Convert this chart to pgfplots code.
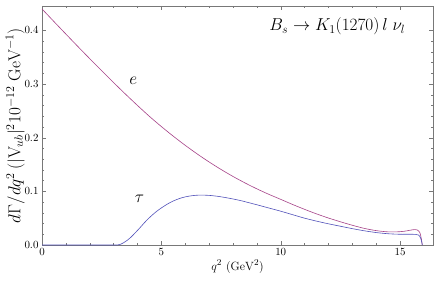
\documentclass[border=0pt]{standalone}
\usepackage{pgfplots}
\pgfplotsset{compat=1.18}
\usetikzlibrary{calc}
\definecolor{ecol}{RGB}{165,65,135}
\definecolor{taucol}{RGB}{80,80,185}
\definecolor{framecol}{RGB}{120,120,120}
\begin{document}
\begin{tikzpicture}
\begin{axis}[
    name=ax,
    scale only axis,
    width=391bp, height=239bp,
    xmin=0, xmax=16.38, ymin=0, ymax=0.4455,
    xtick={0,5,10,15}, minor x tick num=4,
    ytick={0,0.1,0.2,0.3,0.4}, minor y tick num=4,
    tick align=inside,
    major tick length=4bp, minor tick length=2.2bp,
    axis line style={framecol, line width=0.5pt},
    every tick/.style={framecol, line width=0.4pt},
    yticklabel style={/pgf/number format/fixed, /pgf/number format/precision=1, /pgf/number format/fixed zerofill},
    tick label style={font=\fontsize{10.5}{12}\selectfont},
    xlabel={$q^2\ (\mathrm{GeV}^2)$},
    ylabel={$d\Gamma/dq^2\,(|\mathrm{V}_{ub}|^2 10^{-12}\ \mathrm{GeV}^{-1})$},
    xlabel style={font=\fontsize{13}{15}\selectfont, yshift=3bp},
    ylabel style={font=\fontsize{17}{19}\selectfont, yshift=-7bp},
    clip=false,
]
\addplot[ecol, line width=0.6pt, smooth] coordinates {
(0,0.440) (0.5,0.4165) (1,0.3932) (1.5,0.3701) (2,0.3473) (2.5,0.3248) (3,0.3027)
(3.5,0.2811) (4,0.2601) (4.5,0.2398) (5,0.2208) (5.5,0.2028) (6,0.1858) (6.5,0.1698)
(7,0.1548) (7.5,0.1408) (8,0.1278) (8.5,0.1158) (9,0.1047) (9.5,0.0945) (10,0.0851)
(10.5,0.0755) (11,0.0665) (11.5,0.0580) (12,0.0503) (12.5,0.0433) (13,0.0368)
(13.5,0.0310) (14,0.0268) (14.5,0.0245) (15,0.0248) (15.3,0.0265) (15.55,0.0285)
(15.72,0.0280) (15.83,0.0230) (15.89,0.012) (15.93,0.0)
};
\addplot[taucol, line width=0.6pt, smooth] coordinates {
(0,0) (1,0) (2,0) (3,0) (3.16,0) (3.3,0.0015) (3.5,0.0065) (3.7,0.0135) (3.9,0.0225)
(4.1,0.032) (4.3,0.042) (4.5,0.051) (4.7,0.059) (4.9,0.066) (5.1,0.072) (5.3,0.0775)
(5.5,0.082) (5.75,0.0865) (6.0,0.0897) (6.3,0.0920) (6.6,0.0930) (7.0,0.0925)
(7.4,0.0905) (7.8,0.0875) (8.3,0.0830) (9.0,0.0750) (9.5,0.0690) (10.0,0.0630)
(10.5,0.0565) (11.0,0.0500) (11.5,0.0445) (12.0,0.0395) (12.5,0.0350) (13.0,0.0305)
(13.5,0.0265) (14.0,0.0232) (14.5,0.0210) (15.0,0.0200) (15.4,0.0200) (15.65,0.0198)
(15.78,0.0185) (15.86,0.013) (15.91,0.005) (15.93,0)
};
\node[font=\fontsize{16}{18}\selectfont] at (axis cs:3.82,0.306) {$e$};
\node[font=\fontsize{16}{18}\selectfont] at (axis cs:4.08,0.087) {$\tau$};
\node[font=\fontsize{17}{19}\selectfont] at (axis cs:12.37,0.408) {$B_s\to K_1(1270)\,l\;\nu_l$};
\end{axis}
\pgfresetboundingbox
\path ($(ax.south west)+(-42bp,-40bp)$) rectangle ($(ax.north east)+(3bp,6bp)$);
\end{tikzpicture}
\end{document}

═══

What this task involves:
Give all the lines above again, character for character, without pictures.

Reply:
Convert this chart to pgfplots code.
\documentclass[border=0pt]{standalone}
\usepackage{pgfplots}
\pgfplotsset{compat=1.18}
\usetikzlibrary{calc}
\definecolor{ecol}{RGB}{165,65,135}
\definecolor{taucol}{RGB}{80,80,185}
\definecolor{framecol}{RGB}{120,120,120}
\begin{document}
\begin{tikzpicture}
\begin{axis}[
    name=ax,
    scale only axis,
    width=391bp, height=239bp,
    xmin=0, xmax=16.38, ymin=0, ymax=0.4455,
    xtick={0,5,10,15}, minor x tick num=4,
    ytick={0,0.1,0.2,0.3,0.4}, minor y tick num=4,
    tick align=inside,
    major tick length=4bp, minor tick length=2.2bp,
    axis line style={framecol, line width=0.5pt},
    every tick/.style={framecol, line width=0.4pt},
    yticklabel style={/pgf/number format/fixed, /pgf/number format/precision=1, /pgf/number format/fixed zerofill},
    tick label style={font=\fontsize{10.5}{12}\selectfont},
    xlabel={$q^2\ (\mathrm{GeV}^2)$},
    ylabel={$d\Gamma/dq^2\,(|\mathrm{V}_{ub}|^2 10^{-12}\ \mathrm{GeV}^{-1})$},
    xlabel style={font=\fontsize{13}{15}\selectfont, yshift=3bp},
    ylabel style={font=\fontsize{17}{19}\selectfont, yshift=-7bp},
    clip=false,
]
\addplot[ecol, line width=0.6pt, smooth] coordinates {
(0,0.440) (0.5,0.4165) (1,0.3932) (1.5,0.3701) (2,0.3473) (2.5,0.3248) (3,0.3027)
(3.5,0.2811) (4,0.2601) (4.5,0.2398) (5,0.2208) (5.5,0.2028) (6,0.1858) (6.5,0.1698)
(7,0.1548) (7.5,0.1408) (8,0.1278) (8.5,0.1158) (9,0.1047) (9.5,0.0945) (10,0.0851)
(10.5,0.0755) (11,0.0665) (11.5,0.0580) (12,0.0503) (12.5,0.0433) (13,0.0368)
(13.5,0.0310) (14,0.0268) (14.5,0.0245) (15,0.0248) (15.3,0.0265) (15.55,0.0285)
(15.72,0.0280) (15.83,0.0230) (15.89,0.012) (15.93,0.0)
};
\addplot[taucol, line width=0.6pt, smooth] coordinates {
(0,0) (1,0) (2,0) (3,0) (3.16,0) (3.3,0.0015) (3.5,0.0065) (3.7,0.0135) (3.9,0.0225)
(4.1,0.032) (4.3,0.042) (4.5,0.051) (4.7,0.059) (4.9,0.066) (5.1,0.072) (5.3,0.0775)
(5.5,0.082) (5.75,0.0865) (6.0,0.0897) (6.3,0.0920) (6.6,0.0930) (7.0,0.0925)
(7.4,0.0905) (7.8,0.0875) (8.3,0.0830) (9.0,0.0750) (9.5,0.0690) (10.0,0.0630)
(10.5,0.0565) (11.0,0.0500) (11.5,0.0445) (12.0,0.0395) (12.5,0.0350) (13.0,0.0305)
(13.5,0.0265) (14.0,0.0232) (14.5,0.0210) (15.0,0.0200) (15.4,0.0200) (15.65,0.0198)
(15.78,0.0185) (15.86,0.013) (15.91,0.005) (15.93,0)
};
\node[font=\fontsize{16}{18}\selectfont] at (axis cs:3.82,0.306) {$e$};
\node[font=\fontsize{16}{18}\selectfont] at (axis cs:4.08,0.087) {$\tau$};
\node[font=\fontsize{17}{19}\selectfont] at (axis cs:12.37,0.408) {$B_s\to K_1(1270)\,l\;\nu_l$};
\end{axis}
\pgfresetboundingbox
\path ($(ax.south west)+(-42bp,-40bp)$) rectangle ($(ax.north east)+(3bp,6bp)$);
\end{tikzpicture}
\end{document}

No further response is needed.